“I Was Addicted to Crack” was the headline that was blasted across a photo of reality star/actress Roxy Olin on the pages of US Weekly‘s May 17 issue. The City‘s Roxy was not the first celeb to reveal a troubled past — just a few weeks ago, it was Party of Five alum Jeremy London opening up to People magazine about his prescription drug addiction, rehab and recovery — and she’ll certainly not be the last. But her US profile was a good lesson in the ways celebrity publicists and celebrity tabloid magazines handle such revelations.
US framed the story with an intro about Roxy and her background as the daughter of “Hollywood vets” Patricia Wettig and Ken Olin. Then the magazine let Roxy tell the story of her addictions — starting with pot and moving into cocaine, OxyContin and other prescription drugs, and then finally crack — in her own words. The story started with her reasons for trying drugs, “I was made fun of for how bad I was in school. Drugs became my excuse,” and ended with rehab, recovery and redemption. “I started over with new friends, because I can’t be near people who use,” Roxy wrote. “When I got The City in 2009, things really took a turn…For the first time since I was 15, I can say I love my life.”
Everything about the Roxy piece was — from a publicity stand point — well done. “I think she did it the right way,” a publicist told Crushable. The story, for readers, isn’t half bad either. Celeb stories of hardship and recovery, and any story about overcoming addiction, makes for good reading. The key, for the subject, is to give away enough of the juicy details, like how often they used, their drugs of choice and their reasons for using, to sound credible, honest and believable.

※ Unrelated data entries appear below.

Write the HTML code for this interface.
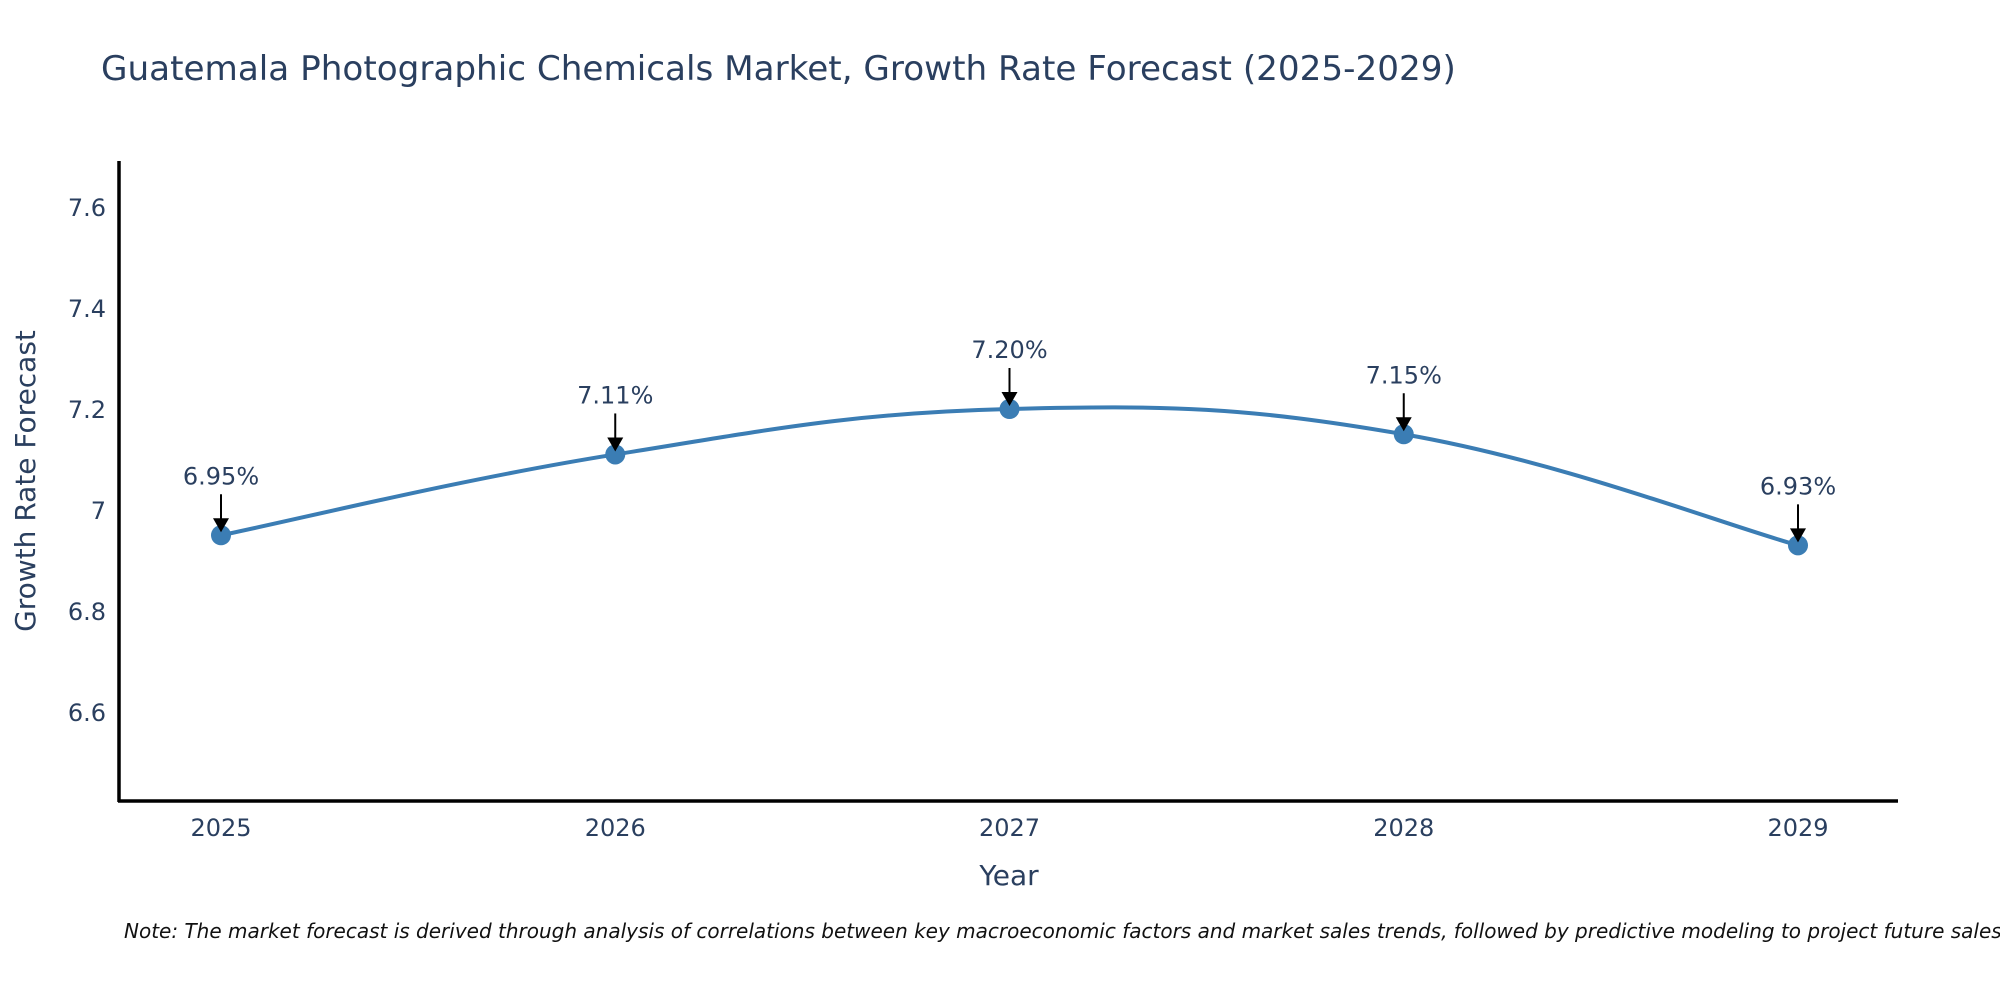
<!DOCTYPE html>
<html><head><meta charset="utf-8"><style>
body{margin:0;background:#fff}
svg{display:block;font-family:"DejaVu Sans","Liberation Sans",sans-serif}
</style></head><body>
<svg id="chart" width="2000" height="1000" viewBox="0 0 2000 1000">
<text x="101" y="80" font-size="34.2" fill="#2a3f5f">Guatemala Photographic Chemicals Market, Growth Rate Forecast (2025-2029)</text>
<g id="yticks"></g><g id="xticks"></g>
<path id="line" fill="none" stroke="#3b7db4" stroke-width="4"/>
<g id="marks"></g>
<line x1="119" y1="161" x2="119" y2="802" stroke="#000" stroke-width="3.5"/>
<line x1="118" y1="801" x2="1898" y2="801" stroke="#000" stroke-width="3.5"/>
<text x="1009" y="885" font-size="28" fill="#2a3f5f" text-anchor="middle">Year</text>
<text transform="translate(35,481) rotate(-90)" font-size="28" fill="#2a3f5f" text-anchor="middle">Growth Rate Forecast</text>
<text x="124" y="938" font-size="20" font-style="italic" fill="#111">Note: The market forecast is derived through analysis of correlations between key macroeconomic factors and market sales trends, followed by predictive modeling to project future sales.</text>
</svg>
<script>
const years=[2025,2026,2027,2028,2029];
const values=[6.95,7.11,7.20,7.15,6.93];
const labels=["6.95%","7.11%","7.20%","7.15%","6.93%"];
const yTicks=[6.6,6.8,7,7.2,7.4,7.6];
const NS="http://www.w3.org/2000/svg";
const X=v=>221+(v-2025)*(1798-221)/4;
const Y=v=>510-(v-7.0)*505;
function mk(t,a,p){const e=document.createElementNS(NS,t);for(const k in a)e.setAttribute(k,a[k]);p.appendChild(e);return e;}
const yg=document.getElementById('yticks'),xg=document.getElementById('xticks'),mg=document.getElementById('marks');
yTicks.forEach(t=>{const e=mk('text',{x:106,y:Y(t)+9,'font-size':24,fill:'#2a3f5f','text-anchor':'end'},yg);e.textContent=String(t);

});
years.forEach(t=>{const e=mk('text',{x:X(t),y:836,'font-size':24,fill:'#2a3f5f','text-anchor':'middle'},xg);e.textContent=String(t);

});
const P=years.map((y,i)=>[X(y),Y(values[i])]);
let d=`M${P[0][0]},${P[0][1]}`;
for(let i=0;i<P.length-1;i++){const p0=P[Math.max(0,i-1)],p1=P[i],p2=P[i+1],p3=P[Math.min(P.length-1,i+2)];const s=5;
d+=` C${p1[0]+(p2[0]-p0[0])/s},${p1[1]+(p2[1]-p0[1])/s} ${p2[0]-(p3[0]-p1[0])/s},${p2[1]-(p3[1]-p1[1])/s} ${p2[0]},${p2[1]}`;}
document.getElementById('line').setAttribute('d',d);
P.forEach((p,i)=>{
const c=mk('circle',{cx:p[0],cy:p[1],r:10,fill:'#3b7db4'},mg);


const l=mk('line',{x1:p[0],y1:p[1]-41,x2:p[0],y2:p[1]-14,stroke:'#000','stroke-width':2},mg);


const h=mk('polygon',{points:`${p[0]-8},${p[1]-17} ${p[0]+8},${p[1]-17} ${p[0]},${p[1]-3}`,fill:'#000'},mg);


const t=mk('text',{x:p[0],y:p[1]-51,'font-size':24,fill:'#2a3f5f','text-anchor':'middle'},mg);t.textContent=labels[i];


});
</script>
</body></html>
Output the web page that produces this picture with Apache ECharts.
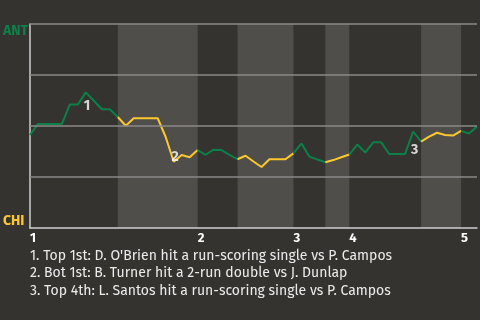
<!DOCTYPE html>
<html><head><meta charset="utf-8">
<script src="https://cdn.jsdelivr.net/npm/echarts@6/dist/echarts.min.js"></script>
<style>html,body{margin:0;padding:0;background:#353330;}#c{width:480px;height:320px;}</style>
</head><body><div id="c"></div>
<script>
// Win probability (ANT side, %) after each plate appearance
const winProb = [45.6,51.0,51.0,51.0,51.0,60.6,60.6,66.5,62.4,58.2,58.2,54.4,50.1,53.8,53.8,53.8,53.8,44.6,32.5,35.8,34.7,38.2,35.9,38.4,38.2,35.9,33.7,35.4,32.6,29.9,33.7,33.7,33.7,36.6,41.4,35.0,33.6,32.2,33.3,34.7,36.0,40.9,37.0,42.0,42.0,36.3,36.3,36.3,47.3,42.3,44.8,46.7,45.6,45.3,47.6,46.3,49.8];
// Half-inning starting plate-appearance index (top 1st, bot 1st, top 2nd, ...)
const halfStarts = [0, 11, 21, 26, 33, 37, 40, 49, 54];
const inningLabels = ['1','2','3','4','5'];
const inningStarts = [0, 21, 33, 40, 54];
const gridValues = [25, 50, 75, 100];
const teamTop = 'ANT', teamBottom = 'CHI';
const annIdx = [7, 18, 48];
const annLabels = ['1','2','3'];
const notes = [
  "1. Top 1st: D. O'Brien hit a run-scoring single vs P. Campos",
  "2. Bot 1st: B. Turner hit a 2-run double vs J. Dunlap",
  "3. Top 4th: L. Santos hit a run-scoring single vs P. Campos"
];

const GREEN = '#0b8048', YELLOW = '#fdc82f', BAND = '#504e4b';
const FONT = 'Fira Sans, Noto Sans, sans-serif';
const lastIdx = winProb.length - 1;
const series = [];
const bands = [];
for (let h = 0; h < halfStarts.length; h++) {
  const s = halfStarts[h], e = h + 1 < halfStarts.length ? halfStarts[h+1] : lastIdx;
  const data = [];
  for (let i = s; i <= e; i++) data.push([i, winProb[i]]);
  const isTop = h % 2 === 0;
  if (!isTop) bands.push([{xAxis: s}, {xAxis: e}]);
  series.push({type:'line', data, showSymbol:false, symbol:'none', silent:true,
    lineStyle:{color: isTop ? GREEN : YELLOW, width:2}, z: 4});
}
series.push({type:'line', data:[], z:1, silent:true,
  markArea:{silent:true, itemStyle:{color:BAND}, data:bands}});
series.push({type:'line', data:[], z:2, silent:true,
  markLine:{silent:true, symbol:['none','none'], label:{show:false},
    lineStyle:{color:'#8a8a88', width:1.5, type:'solid'},
    data: gridValues.map(v=>({yAxis:v}))}});
const annOffsets = [[1,14],[1.5,-5],[1.5,18.5]];
series.push({type:'scatter', symbolSize:0, silent:true, z:5,
  data: annIdx.map((i,k)=>({value:[i, winProb[i]], label:{show:true, formatter:annLabels[k], position:'inside', offset:annOffsets[k], color:'#ffffff', fontWeight:'bold', fontSize:14, fontFamily:FONT}}))});

const chart = echarts.init(document.getElementById('c'));
chart.setOption({
  backgroundColor:'#353330',
  animation:false,
  grid:{left:29, right:3, top:24, bottom:92},
  xAxis:{type:'value', min:0, max:lastIdx, splitLine:{show:false}, z:3,
    axisLine:{show:true, lineStyle:{color:'#cfcfcf', width:1.5}},
    axisTick:{show:false},
    axisLabel:{customValues: inningStarts, formatter:(v)=>inningLabels[inningStarts.indexOf(v)] || '',
      align:'left', color:'#ffffff', fontWeight:'bold', fontSize:13, fontFamily:FONT, margin:4, showMinLabel:true, showMaxLabel:true}},
  yAxis:{type:'value', min:0, max:100, interval:25, z:3,
    axisLine:{show:true, lineStyle:{color:'#cfcfcf', width:1.5}},
    axisTick:{show:false},
    splitLine:{show:false},
    axisLabel:{margin:27, align:'left', fontFamily:FONT, fontWeight:'bold', fontSize:14,
      formatter:(v)=> v===100 ? '{t|'+teamTop+'}' : (v===0 ? '{b|'+teamBottom+'}' : ''),
      rich:{t:{color:GREEN, fontWeight:'bold', fontSize:14, fontFamily:FONT, padding:[14,0,0,0]},
            b:{color:YELLOW, fontWeight:'bold', fontSize:14, fontFamily:FONT, padding:[0,0,14,0]}}}},
  series: series,
  graphic:[{type:'text', left:30, top:247, silent:true,
    style:{text: notes.join('\n'), fill:'#ececec', font:'14px '+FONT, lineHeight:17.5}}]
});
</script></body></html>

Now, the key for Roxy, and Jeremy, and any other celeb who has gone through rehab — even Jesse James or Tiger Woods — is to lay low and “portray the image that you want people to see,” our PR source told Crushable. “Present yourself as you want to be seen and viewed.”
For some, like Lindsay Lohan, changing your stripes isn’t easy. But revealing deep dark secrets like drug abuse and recovery or rehabbing a soiled image requires dedication. And sometimes, that means waiting until you are ready to deal with the change. For example, Charlie Sheen isn’t ready for an Oprah sit-down yet, our publicist source said. But don’t doubt that he may end up there eventually.